How to Use Pressify
Drag and drop your images onto the upload area, or click it to pick files. You can add up to 20
images at once - JPG, PNG, WebP and GIF are all supported.
Choose your output format, scale and quality, then hit Process. Each result appears
with a before/after preview. Download images individually or grab them all as a ZIP.
Need a specific filename? Use the File Name options to add a custom prefix, suffix, or auto-number
your images.
Use Cases, Best Settings & Common Mistakes
Use cases: compress product photos for ecommerce, optimize blog images for faster pages, and
bulk-prepare social media assets.
Best settings: start with WebP at 75-85 quality, keep PNG for transparency/UI, and resize oversized
uploads before final export.
Common mistakes: exporting logos as JPG, over-compressing below 60 quality, and forgetting to strip
EXIF before public sharing.
Frequently asked questions
Why Local Processing Matters
Most online image tools upload your images to their servers for
processing. This poses a privacy risk if your images contain sensitive personal information or
confidential data.
Pressify is different. We bring the power of image manipulation directly
into your web browser. When you compress, resize, or convert images on Pressify, the actual
processing happens using the processor on your device. Your files are never uploaded, stored, or
viewed by anyone else.
Lossy vs. Lossless Compression
Lossy compression (used by JPEG and WebP) discards
some image data permanently. At high quality settings the difference is invisible; at lower settings
you trade some detail for a dramatically smaller file.
Lossless compression
(PNG, GIF) reduces size without losing any data - every pixel in the output is identical to the
original. This is ideal for logos, icons and images with sharp text.

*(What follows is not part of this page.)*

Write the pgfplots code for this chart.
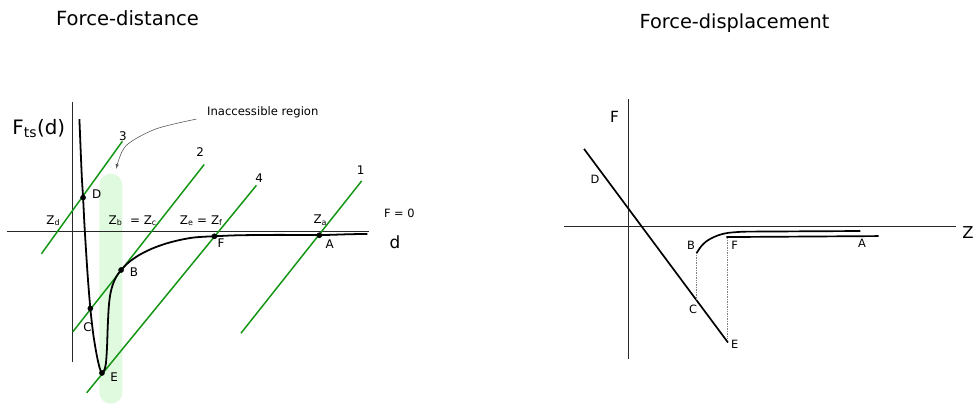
\documentclass[border=0pt]{standalone}
\usepackage{pgfplots}
\pgfplotsset{compat=1.18}
\usepackage{fontspec}
\setmainfont{DejaVu Sans}
\definecolor{grn}{RGB}{20,150,20}
\definecolor{shade}{RGB}{224,250,224}
\definecolor{axgray}{RGB}{40,40,40}
\newcommand{\fs}[1]{\fontsize{#1}{#1}\selectfont}
\begin{document}
\begin{tikzpicture}
\begin{axis}[scale only axis, width=977pt, height=408pt,
  xmin=0, xmax=977, ymin=-408, ymax=0, hide axis, clip=false]
% bounding
\addplot[draw=none] coordinates {(0,0) (977,-408)};
% inaccessible region
\addplot[fill=shade, draw=none, rounded corners=11.6pt] coordinates {(100,-175) (123.3,-175) (123.3,-406.7) (100,-406.7)} -- cycle;
% axes left
\addplot[axgray, line width=1.2pt] coordinates {(72.7,-103) (72.7,-365)};
\addplot[axgray, line width=1.2pt] coordinates {(7,-233) (372,-233)};
% green lines
\addplot[grn, line width=1.5pt] coordinates {(242.7,-335.7) (364.3,-182.3)};
\addplot[grn, line width=1.5pt] coordinates {(87.3,-395.7) (258.3,-186.7)};
\addplot[grn, line width=1.5pt] coordinates {(73.3,-334.3) (205.7,-165.7)};
\addplot[grn, line width=1.5pt] coordinates {(41.7,-255.7) (123.3,-142.3)};
% force curve
\addplot[black, line width=1.8pt, smooth, tension=0.5] coordinates {
(80,-120) (81.2,-150) (82.5,-180) (83.7,-199) (85,-225) (86.5,-250) (88.5,-280) (91,-310.7)
(94,-337) (97.5,-358) (100.5,-371) (102.7,-375.7) (105,-373) (106.7,-366) (107.8,-350)
(108.5,-330) (109.5,-310) (111,-297) (113.5,-287) (117,-279) (122,-272) (130,-264)
(140,-257) (153,-250.5) (166.7,-245.5) (180,-242) (193.3,-239.5) (205,-238.5) (216,-238)
(240,-237) (280,-236.6) (321.7,-236.8) (350,-236) (370,-235.6)};
% points
\addplot[only marks, mark=*, mark size=2.6pt, black] coordinates {(83.7,-199) (91,-310.7) (102.7,-375.7) (122,-272) (216,-238) (321.7,-237)};
% arrow
\addplot[gray!70!black, line width=0.6pt, smooth, -latex] coordinates {(197.7,-120) (156.7,-130) (126.7,-147) (117,-170)};
% left labels
\node[anchor=base west, font=\fs{19.7}] at (53,-25.7) {Force-distance};
\node[anchor=base west, font=\fs{20}] at (9,-135.7) {F\textsubscript{ts}(d)};
\node[anchor=base west, font=\fs{17}] at (389,-250.7) {d};
\node[anchor=base west, font=\fs{11.5}] at (383.3,-219.3) {F = 0};
\node[anchor=center, font=\fs{11.7}] at (264.7,-113) {Inaccessible region};
\node[anchor=base west, font=\fs{12}] at (43.3,-225.7) {Z\textsubscript{d}};
\node[anchor=base west, font=\fs{12}] at (106,-225.7) {Z\textsubscript{b}\ \ = Z\textsubscript{c}};
\node[anchor=base west, font=\fs{12}] at (177.7,-225.7) {Z\textsubscript{e} = Z\textsubscript{f}};
\node[anchor=base west, font=\fs{12}] at (312.3,-225.3) {Z\textsubscript{a}};
\node[font=\fs{12}] at (363.3,-171) {1};
\node[font=\fs{12}] at (201.7,-152.7) {2};
\node[font=\fs{12}] at (123.7,-136.7) {3};
\node[font=\fs{12}] at (261,-179) {4};
\node[font=\fs{12}] at (97.3,-196) {D};
\node[font=\fs{12}] at (135,-274) {B};
\node[font=\fs{12}] at (222.7,-245.3) {F};
\node[font=\fs{12}] at (332,-246) {A};
\node[font=\fs{12}] at (88.3,-329.3) {C};
\node[font=\fs{12}] at (115,-380) {E};
% right panel
\addplot[axgray, line width=1.2pt] coordinates {(633.3,-100) (633.3,-361.7)};
\addplot[axgray, line width=1.2pt] coordinates {(568.3,-228.3) (963.3,-228.3)};
\addplot[black, line width=1.7pt] coordinates {(588.3,-150) (733.3,-345)};
\addplot[black, line width=1.7pt, smooth, tension=0.5] coordinates {(701.7,-255) (706,-248.5) (711,-243.5) (717,-239.8) (725,-236.5) (733.3,-234.6) (746.7,-233.5) (760,-233.3) (866.7,-232.7)};
\addplot[black, line width=1.7pt] coordinates {(731.7,-238.8) (885,-237.8)};
\addplot[gray, line width=0.7pt, densely dotted] coordinates {(701.7,-255) (701.7,-301.7)};
\addplot[gray, line width=0.7pt, densely dotted] coordinates {(732.3,-240) (732.3,-341.7)};
\node[anchor=base west, font=\fs{19.5}] at (640.7,-28.3) {Force-displacement};
\node[anchor=base west, font=\fs{15.5}] at (611,-123.3) {F};
\node[anchor=base west, font=\fs{16.5}] at (966,-240) {Z};
\node[font=\fs{11.5}] at (599.3,-180.7) {D};
\node[font=\fs{11.5}] at (698.3,-311.7) {C};
\node[font=\fs{11.5}] at (740,-346.7) {E};
\node[font=\fs{11.5}] at (696,-247.3) {B};
\node[font=\fs{11.5}] at (740,-246.7) {F};
\node[font=\fs{11.5}] at (868.3,-245) {A};
\end{axis}
\end{tikzpicture}
\end{document}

Which format should I choose?
JPG - best for photos. Great compression at 70-85%
quality with nearly imperceptible loss. Avoid for images with
transparency.
PNG - best for graphics, screenshots and images requiring
transparency. Larger files, but perfectly sharp.
WebP - Google's modern
format. Offers better compression than JPG and PNG with support for transparency. Supported by all
modern browsers.
GIF - limited to 256 colors. Legacy format mostly used for
simple animations.
What is EXIF metadata?
EXIF data is hidden information embedded in image files by cameras
and smartphones: GPS coordinates, device model, lens settings, timestamps and more. When you share
photos online this data travels with the image. Pressify's Remove metadata option strips
all EXIF data, protecting your privacy with zero quality loss.
What quality setting should I use?
For web images 75-85% quality is the sweet spot - visually
identical to the original but 40-70% smaller. For print or archival purposes use 90-95%. Going below
60% produces visible artifacts and is rarely worth it.
Can I compress images without losing quality?
Yes. Use PNG or GIF with lossless workflows when quality must stay
exact. If you use JPG or WebP, higher quality values reduce visible loss while still shrinking file
size.
How much can image compression reduce file size?
Typical savings are around 30% to 80%, depending on the source
image, selected format, target quality, and resize settings.
Is Pressify free and private?
Yes. Pressify is free to use and processes files locally in your
browser. No account is required and your images are not uploaded to a server.
What is the best format for website performance?
WebP is usually the best balance for web performance and quality.
JPG remains a safe choice for photos, while PNG is best for graphics and transparency when quality
is
critical.
Can I resize and rename images in bulk?
Yes. Pressify supports batch resize, conversion, compression, and
custom naming with prefix, suffix, and auto-numbering.
Can I remove the background from an image?
Yes. Pressify includes an AI-powered background removal tool that runs entirely inside your browser using ONNX Runtime. No image is ever uploaded to a server.
What is the Seamless Texture Checker?
Seamless Texture Checker is a built-in tool that tiles your image across a full-screen panel so you can verify whether it repeats without visible seams.